In reading the book, I was shocked at his Bible knowledge. He knows many stories inside out and has actually grasped some meaning. But he uses that knowledge as a weapon.

For me, I felt 2 things strongly about Pullman in reading this book:

1. He hates the church.

He has made no secret of this. Indeed, on pages 197-198 there is a huge rant about the church and power and how it just abuses people.

2. He doesn’t get grace

There is a really sad section in the book where Pullman shows how he cannot understand grace and that makes him angry and bitter. Listen to this, ‘What Jesus seemed to be saying with these stories, Christ thought, was something horrible: that God’s love was arbitrary and undeserved, almost like a lottery…’

I feel sorry for Pullman on two levels: Firstly, he has read the Bible and not understood it. He has completely missed the point of grace. This has made him angry, manipulative and blind. Secondly, Philip Pullman will one day have to stand before God and give an answer for all he has written and said, and particularly for the way he has tried to manipulate the minds of little children.
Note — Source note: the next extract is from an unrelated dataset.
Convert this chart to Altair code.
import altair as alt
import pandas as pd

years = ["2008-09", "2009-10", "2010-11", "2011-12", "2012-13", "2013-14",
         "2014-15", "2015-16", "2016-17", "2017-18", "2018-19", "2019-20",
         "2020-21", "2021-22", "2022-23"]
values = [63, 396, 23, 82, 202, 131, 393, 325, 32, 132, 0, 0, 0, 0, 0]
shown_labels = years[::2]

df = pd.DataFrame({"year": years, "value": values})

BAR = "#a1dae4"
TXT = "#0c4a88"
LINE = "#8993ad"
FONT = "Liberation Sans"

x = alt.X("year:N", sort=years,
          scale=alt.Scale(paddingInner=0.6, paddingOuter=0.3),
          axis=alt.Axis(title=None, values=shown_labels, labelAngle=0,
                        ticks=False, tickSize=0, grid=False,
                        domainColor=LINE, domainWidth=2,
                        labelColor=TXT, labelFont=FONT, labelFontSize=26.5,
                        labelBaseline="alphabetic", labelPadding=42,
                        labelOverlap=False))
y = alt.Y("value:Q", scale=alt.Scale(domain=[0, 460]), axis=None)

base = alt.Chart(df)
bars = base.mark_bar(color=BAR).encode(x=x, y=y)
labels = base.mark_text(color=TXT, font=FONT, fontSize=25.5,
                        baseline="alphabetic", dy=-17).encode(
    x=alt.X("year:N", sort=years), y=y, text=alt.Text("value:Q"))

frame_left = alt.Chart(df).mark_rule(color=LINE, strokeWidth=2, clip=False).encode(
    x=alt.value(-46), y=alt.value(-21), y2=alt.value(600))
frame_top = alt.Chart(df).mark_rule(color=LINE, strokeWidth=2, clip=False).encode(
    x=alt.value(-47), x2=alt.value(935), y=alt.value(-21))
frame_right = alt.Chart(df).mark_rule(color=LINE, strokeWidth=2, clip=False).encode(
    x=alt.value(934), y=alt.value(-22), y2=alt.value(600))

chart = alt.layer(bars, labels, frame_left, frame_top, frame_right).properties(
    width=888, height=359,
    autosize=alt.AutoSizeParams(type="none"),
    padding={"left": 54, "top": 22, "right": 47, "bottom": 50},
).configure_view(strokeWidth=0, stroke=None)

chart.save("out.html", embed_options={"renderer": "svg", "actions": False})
Please pray for Philip Pullman.


4 thoughts on “Book review: The good man Jesus and the scoundrel Christ

  1. Good review. I think Phil Pullman’s endgame is to try to continually keep christians angry and shouty, or at least to give the mass media opportunities to “report” anonymous christian outrage.

    he and his compatriots (rich dawkins, chris hitchens etc) share the same strategy. they know if the church is kept on the back foot, the message of forgiveness, grace, mercy, joy, sacrificial love, peace, goodness etc can be quietened. simple and often effective.

    the Guardian’s article on ‘The good man Jesus and the scoundrel Christ’ managed to say a lot without saying much about the exact point of the exercise.

    no surprise pullman knows the bible well. amazing though that you say he doesn’t get grace: just goes to show how little you can understand about god if the holy spirit doesn’t open your eyes.

    why don’t you like his writing style? i think his prose is top drawer. his descriptions of the aurora borealis throughout ‘his dark materials’ is gifted- too bad he doesn’t give god the credit.

    so… what’s the exact point of this latest book?


  2. Thanks for this review JT, I read an interview in the Times review section last week with Pullman and it struck me that his basic premise was not very new at all (Jesus really exsisted but Paul made up all the stuff about him being the Christ). What is particualry slippery about it is that his view of myth frees him up from being historically accountable, which lets him say what he likes. 2 questions:
    Is this book worth reading for an ordinary pastor’s assistant?
    Is the presence of this book on the shelves of Tesco’s an evangelistic oppurtunity?

  3. Hi Pete,
    I don’t really think it is worth reading.
    If it gets popular it may be worth using as an evangelistic tool…particularly in holding events on the historicity of the Gospels…
    By the way, I doubt you are an ‘ordinary’ pastor’s assistant! 😉
    God Bless

  4. I think your claim that Pulman is brainwashing children is a little rich given the degree of your own work with young people Pastor Jonathan. Pulman is not proposing a doctrine and presenting it to children as the final and unalterable word of the creator of the Universe. Rather, he is attempting to demolish a doctrine for which there is not a grain of scientific evidence. Why should we believe God created the world in six days, that Jonah lived inside a fish for 3 days, and that a man was born of a virgin and rose again when there is absolutely NO reliable evidence for these beliefs.

    All Pulman is doing is exposing these beliefs for the ludicrous pre-modern fantasies that they are. He is not threatening children with eternal judgement and hell fire, not stigmatizing normal sexual impulses in adolescents, and not scaring young people with talk of a figure called Satan for whom there is no evidence. Would you know a group of people who do all of the above?